Fern
Old English fearn, of West Germanic origin; related to Dutch varen and German Farn .
wiktionary
From Middle English fern, from Old English fearn, from Proto-West Germanic *farn, from Proto-Indo-European *pornóm(“feather, wing; fern, leaf”), from *p(t)erH-(“fern”). Cognate with West Frisian fear, Dutch varen, German Farn, Lithuanian spar̃nas, Avestan 𐬞𐬀𐬭𐬆𐬥𐬀 (parəna), Kamkata-viri por, Sanskrit पर्ण(parṇá).
etymonline
fern (n.)
Old English fearn "fern," from Proto-Germanic *farno- (source also of Old Saxon farn, Middle Dutch vaern, Dutch varen, Old High German farn, German Farn).
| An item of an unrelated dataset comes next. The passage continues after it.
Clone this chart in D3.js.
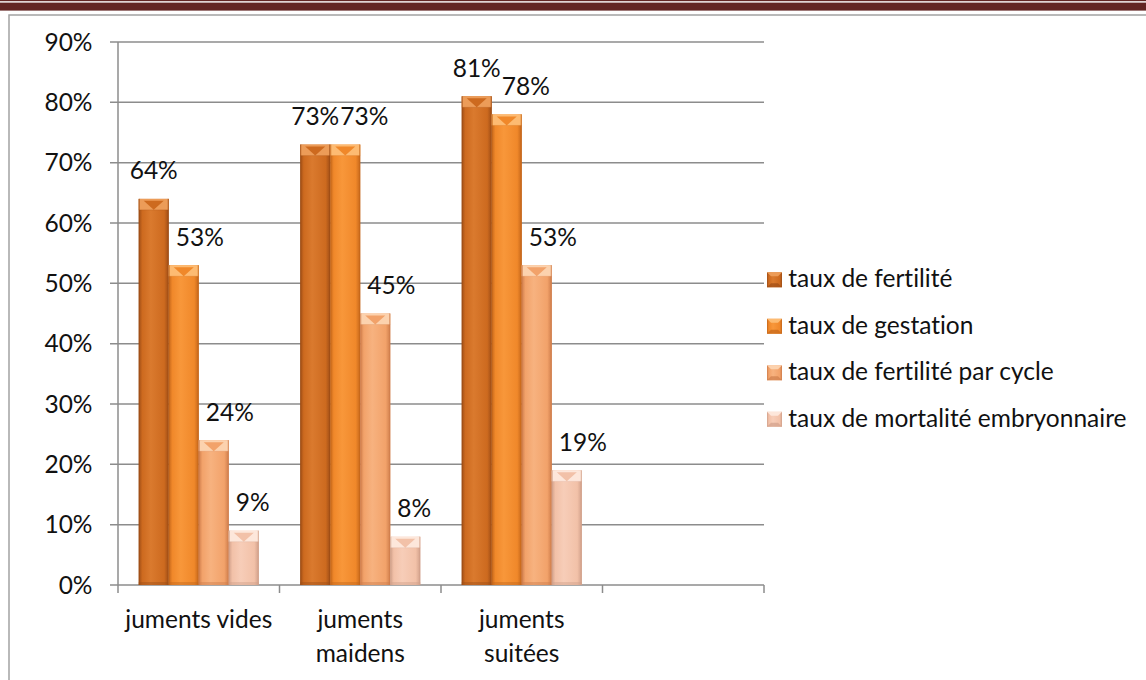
<!DOCTYPE html>
<html>
<head>
<meta charset="utf-8">
<script src="https://cdn.jsdelivr.net/npm/d3@7/dist/d3.min.js"></script>
<style>
  html, body { margin: 0; padding: 0; background: #fff; }
  svg { display: block; }
  text { font-family: Lato, "Open Sans", sans-serif; fill: #111; font-variant-ligatures: none; font-feature-settings: "liga" 0, "dlig" 0; }
</style>
</head>
<body>
<svg id="chart" width="1146" height="680"></svg>
<script>
// Categories (last slot is an empty category, as in the original workbook)
const categories = ["juments vides", "juments maidens", "juments suitées", ""];

// Series (in %)
const seriesNames = [
  "taux de fertilité",
  "taux de gestation",
  "taux de fertilité par cycle",
  "taux de mortalité embryonnaire"
];
const tauxFertilite = [64, 73, 81, null];
const tauxGestation = [53, 73, 78, null];
const tauxFertiliteCycle = [24, 45, 53, null];
const tauxMortalite = [9, 8, 19, null];

const yTicks = [0, 10, 20, 30, 40, 50, 60, 70, 80, 90];

// Bar shading per series: [edge, body, highlight, bevel]
const shades = [
  ["#9e4d16", "#cd6a1f", "#da7a2e", "#ec9c58"],
  ["#c4661a", "#f0882a", "#f8973a", "#fdbb72"],
  ["#cf7d4b", "#f2a26a", "#f7b27f", "#fcd2ae"],
  ["#d1a08a", "#f2c1a8", "#f7cdb8", "#fde7db"]
];

const seriesData = [tauxFertilite, tauxGestation, tauxFertiliteCycle, tauxMortalite];
const fontSize = "24.5px";

const svg = d3.select("#chart");
const defs = svg.append("defs");

// Page header rule and frame
svg.append("rect").attr("x", 0).attr("y", 0).attr("width", 1146).attr("height", 1.2).attr("fill", "#632523");
svg.append("rect").attr("x", 0).attr("y", 2.6).attr("width", 1146).attr("height", 8).attr("fill", "#632523");
svg.append("path")
  .attr("d", "M9,680 V15 H1146")
  .attr("fill", "none").attr("stroke", "#a3a3a3").attr("stroke-width", 1.5);

// Scales
const x = d3.scaleBand().domain(d3.range(categories.length)).range([118, 764]).paddingInner(0).paddingOuter(0);
const xs = d3.scaleBand().domain(d3.range(seriesNames.length)).range([0, x.bandwidth()]).paddingInner(0).paddingOuter(0.69);
const y = d3.scaleLinear().domain([0, 90]).range([585, 42]);

const gridColor = "#8c8c8c";

// Horizontal gridlines with outward ticks
svg.append("g").selectAll("line").data(yTicks).join("line")
  .attr("x1", 110).attr("x2", 764)
  .attr("y1", d => y(d)).attr("y2", d => y(d))
  .attr("stroke", gridColor).attr("stroke-width", 1.5);

// Y axis line
svg.append("line").attr("x1", 118).attr("x2", 118).attr("y1", y(90)).attr("y2", y(0))
  .attr("stroke", gridColor).attr("stroke-width", 1.5);

// Category tick marks
const catEdges = categories.map((c, i) => x(i)).concat([x(categories.length - 1) + x.bandwidth()]);
svg.append("g").selectAll("line").data(catEdges).join("line")
  .attr("x1", d => d).attr("x2", d => d)
  .attr("y1", y(0)).attr("y2", y(0) + 8)
  .attr("stroke", gridColor).attr("stroke-width", 1.5);

// Y tick labels
svg.append("g").selectAll("text").data(yTicks).join("text")
  .attr("x", 92.5).attr("y", d => y(d) + 8.5)
  .attr("text-anchor", "end")
  .style("font-size", fontSize)
  .text(d => d + "%");

// Gradients for bar bodies
shades.forEach((s, i) => {
  const g = defs.append("linearGradient").attr("id", "grad" + i)
    .attr("x1", "0%").attr("x2", "100%").attr("y1", "0%").attr("y2", "0%");
  g.append("stop").attr("offset", "0%").attr("stop-color", s[0]);
  g.append("stop").attr("offset", "12%").attr("stop-color", s[1]);
  g.append("stop").attr("offset", "40%").attr("stop-color", s[2]);
  g.append("stop").attr("offset", "85%").attr("stop-color", s[1]);
  g.append("stop").attr("offset", "100%").attr("stop-color", s[0]);
});

// Bars
const bars = [];
categories.forEach((c, ci) => {
  seriesData.forEach((arr, si) => {
    const v = arr[ci];
    if (v == null) return;
    bars.push({ ci, si, v, x: x(ci) + xs(si), w: xs.bandwidth(), top: y(v) });
  });
});

const barG = svg.append("g");
bars.forEach(b => {
  const g = barG.append("g");
  const h = y(0) - b.top;
  const s = shades[b.si];
  g.append("rect").attr("x", b.x).attr("y", b.top).attr("width", b.w).attr("height", h)
    .attr("fill", `url(#grad${b.si})`);
  // bevelled top
  const bev = Math.min(11, h);
  g.append("rect").attr("x", b.x).attr("y", b.top).attr("width", b.w).attr("height", bev)
    .attr("fill", s[3]);
  g.append("path")
    .attr("d", `M${b.x + 5},${b.top + 2} L${b.x + b.w - 5},${b.top + 2} L${b.x + b.w / 2},${b.top + bev} Z`)
    .attr("fill", s[1]);
  g.append("path")
    .attr("d", `M${b.x},${b.top + bev} L${b.x + b.w / 2},${b.top + bev} L${b.x + b.w},${b.top + bev}`)
    .attr("stroke", s[0]).attr("stroke-width", 0.6).attr("opacity", 0.35).attr("fill", "none");
  // side edges
  g.append("rect").attr("x", b.x).attr("y", b.top).attr("width", 1).attr("height", h).attr("fill", s[0]).attr("opacity", 0.8);
  g.append("rect").attr("x", b.x + b.w - 1).attr("y", b.top).attr("width", 1).attr("height", h).attr("fill", s[0]).attr("opacity", 0.8);
  // base shading
  g.append("rect").attr("x", b.x).attr("y", y(0) - 3).attr("width", b.w).attr("height", 3)
    .attr("fill", s[0]).attr("opacity", 0.45);
});

// Value labels: above each bar, nudged right past a taller neighbour or an adjacent label
const labelG = svg.append("g");
categories.forEach((c, ci) => {
  const grp = bars.filter(b => b.ci === ci);
  let prev = null;
  grp.forEach((b, k) => {
    const t = labelG.append("text").style("font-size", fontSize).text(b.v + "%");
    const w = t.node().getComputedTextLength();
    const base = b.top - 19.5;
    let left = b.x + b.w / 2 - w / 2;
    if (k > 0) {
      const pb = grp[k - 1];
      if (pb.top < base + 5) left = Math.max(left, pb.x + pb.w + 7);
      if (prev && Math.abs(prev.base - base) < 20 && left < prev.right + 1) left = prev.right + 1;
    }
    t.attr("x", left).attr("y", base);
    prev = { base, right: left + w };
  });
});

// Category labels, wrapped to the category width
const catG = svg.append("g");
categories.forEach((c, ci) => {
  if (!c) return;
  const cx = x(ci) + x.bandwidth() / 2;
  const t = catG.append("text").attr("text-anchor", "middle").style("font-size", fontSize)
    .attr("x", cx).attr("y", 627.5);
  const words = c.split(" ");
  let line = [];
  let tspan = t.append("tspan").attr("x", cx).attr("dy", 0);
  words.forEach(wd => {
    line.push(wd);
    tspan.text(line.join(" "));
    if (tspan.node().getComputedTextLength() > x.bandwidth() - 4 && line.length > 1) {
      line.pop();
      tspan.text(line.join(" "));
      line = [wd];
      tspan = t.append("tspan").attr("x", cx).attr("dy", 34).text(wd);
    }
  });
});

// Legend
const legendBase = [287.3, 333.8, 380.3, 426.8];
const legG = svg.append("g");
seriesNames.forEach((name, i) => {
  const s = shades[i];
  const sy = legendBase[i] - 15;
  legG.append("rect").attr("x", 767).attr("y", sy).attr("width", 15).attr("height", 15).attr("fill", `url(#grad${i})`);
  legG.append("path")
    .attr("d", `M767,${sy} H782 L778,${sy + 4} H771 Z`).attr("fill", s[3]);
  legG.append("path")
    .attr("d", `M767,${sy + 15} H782 L778,${sy + 11} H771 Z`).attr("fill", s[0]).attr("opacity", 0.7);
  legG.append("text").attr("x", 788.3).attr("y", legendBase[i]).style("font-size", fontSize).text(name);
});
</script>
</body>
</html>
Watkins and other sources propose an etymology on the notion of "having feathery fronds" from a possible PIE *por-no- "feather, wing" (source also of Sanskrit parnam "feather, leaf;" Lithuanian papartis "fern;" Russian paporot'; Greek pteris "fern"), a proposed suffixed form of the root *per- (2) "to lead, pass over," on the notion of "that which carries a bird in flight."
The plant's ability to appear as if from nothing accounts for the ancient belief that fern seeds conferred invisibility (1590s). Filicology "science or study of ferns" (1848) is from Latin filix "fern."